Skip to main content

1.18.0 - 2024-07-11

Added

  • Spark: configurable integration test #2755 @pawel-big-lebowski
    Provides command line tool capable of running Spark integration tests that can be created without Java.
  • Spark: OpenLineage Spark extension interfaces without runtime dependency hell #2809 #2837 @ddebowczyk92
    New Spark extension interfaces without runtime dependency hell.

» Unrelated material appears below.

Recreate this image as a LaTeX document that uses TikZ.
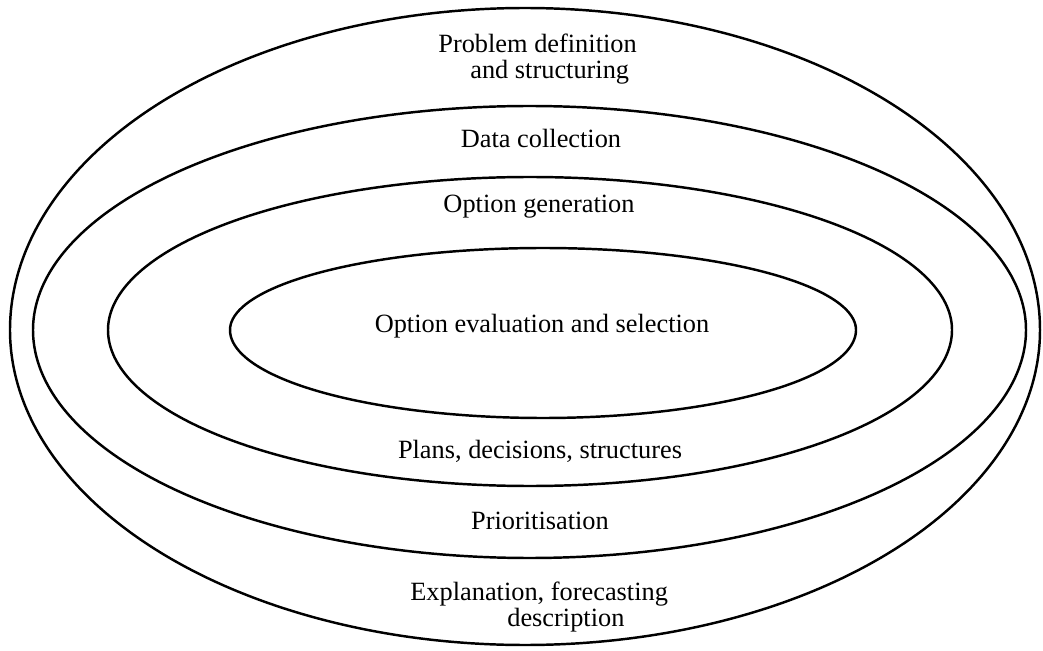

Includes a test to verify the integration is working properly.
  • Spark: support latest versions 3.4.3 and 3.5.1. #2743 @pawel-big-lebowski
    Upgrades CI workflows to run tests against latest Spark versions: 3.4.2 -> 3.4.3 and 3.5.0 -> 3.5.1.
  • Spark: add extraction of the masking property in column-level lineage #2789 @tnazarew
    Adds extraction of the masking property during collection of dependencies for ColumnLineageDatasetFacet creation.
  • Spark: collect table name from InsertIntoHadoopFsRelationCommand #2794 @dolfinus
    Collects a table name for INSERT INTO command for tables created with USING $fileFormat syntax, like USING orc.
  • Spark, Flink: add PostgresJdbcExtractor #2806 @dolfinus
    Adds the default 5432 port to Postgres namespaces.
  • Spark, Flink: add TeradataJdbcExtractor #2826 @dolfinus
    Converts JDBC URLs like jdbc:teradata/host/DBS_PORT=1024,DATABASE=somedb to datasets with namespace teradata://host:1024 and name somedb.table.
  • Spark, Flink: add MySqlJdbcExtractor #2825 @dolfinus
    Handles different formats of MySQL JDBC URL, and produces datasets with consistent namespaces, like mysql://host:port.
  • Spark, Flink: add OracleJdbcExtractor #2824 @dolfinus
    Handles simple Oracle JDBC URLs, like oracle:thin:@//host:port/serviceName and oracle:thin@host:port:sid, and converts each to a dataset with namespace oracle://host:port and name sid.schema.table or serviceName.schema.table.
  • Spark: configurable test with Docker image provided #2822 @pawel-big-lebowski
    Extends the configurable integration test feature to enable getting the Docker image name as a name.
  • Spark: Support Iceberg 1.4 on Spark 3.5.1. #2838 @pawel-big-lebowski
    Include Iceberg support for Spark 3.5. Fix column level lineage facet for UNION queries.
  • Spec: add example for change in #2756 #2801 @Sheeri
    Updates the customLineage facet test for the new syntax created in #2756.

Changed

  • Spark: fallback to spark.sql.warehouse.dir as table namespace #2767 @dolfinus
    In cases when a metastore is not used, falls back to spark.sql.warehouse.dir or hive.metastore.warehouse.dir as table namespace, instead of duplicating the table's location.

Fixed

  • Java: handle dashes in hostname for JdbcExtractors #2830 @dolfinus
    Proper handling of dashes in JDBC URL hosts.
  • Spark: fix Glue symlinks formatting bug #2807 @Akash2351
    Fixes Glue symlinks with config parsing for Glue catalogid.
  • Spark, Flink: fix DBFS namespace format #2800 @dolfinus
    Fixes the DBFS namespace format.
  • Spark: fix Glue naming format #2766 @dolfinus
    Changes the AWS Glue namespace to match Glue ARN documentation.
  • Spark: fix Iceberg dataset location #2797 @dolfinus
    Fixes Iceberg dataset namespace: instead of file:/some/path/database.table uses file:/some/path/database/table. For dataset TABLE symlink, uses warehouse location instead of database location.
  • Spark: fix NPE and incorrect comment #2827 @pawel-big-lebowski
    Fixes an error caused by a recent upgrade of Spark versions that did not break existing tests.
  • Spark: convert scheme and authority to lowercase in JdbcLocation #2831 @dolfinus
    Converts valid JDBC URL scheme and authority to lowercase, leaving intact instance/database name, as different databases have different default case and case-sensitivity rules.